In the light of the fact that complex passwords are not as strong as most people think, and that most password strategies inevitably lead to people following them blindly, what actually makes a good password and when is a password alone not enough?

While having a complex password is a good idea, you’re only protecting yourselves against dictionary lists or brute force cracking attempts to access your account.

Complex passwords offer zero protection should a site’s password database become compromised. Your password immediately becomes public knowledge and criminals add it to password lists that they can use when trying to use your credentials elsewhere. This is being done on a large scale, with highly efficient scripts running on pay-as-you-go cloud services. Your password can be tried out on thousands of popular websites, and millions of attempts can be made within minutes.

According to breach alerting site haveibeenpwned.com, just over five billion accounts have been hacked to date, and passwords put into the enemy domain as a consequence. The scale of password breaches is huge. When a popular site is hacked, hundreds of millions of accounts are typically compromised.

Passwords alone are simply no longer good enough, and complex password strategies do little other than give people false assurance that their accounts are safe.

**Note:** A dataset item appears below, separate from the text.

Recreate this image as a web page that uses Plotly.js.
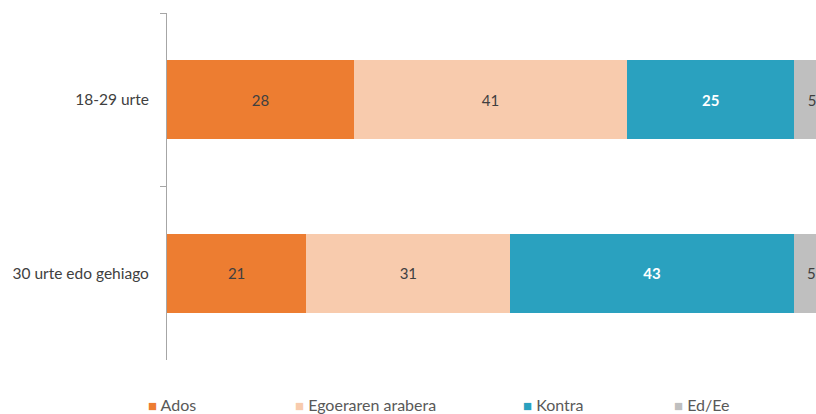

“Complex password strategies do little other than give people false assurance that their accounts are safe”
Tim Holman, 2-sec

If your favourite website supports an extra level of authentication, such as using your mobile phone and sending codes to you via text messages (SMS), then use it. If it does not, then you should seriously consider not using that website or service, as it is very likely the owners have not thought through security in other areas too.

You must take steps to ensure that you are not using passwords alone on any critical site you use. With the advent of cloud services, this would include accounting software, customer relationship management (CRM) systems, file sharing services and social media. Take the time to write down every site you’ve used and take a systematic approach to removing accounts you no longer need. Then enable multifactor authentication (MFA) wherever possible.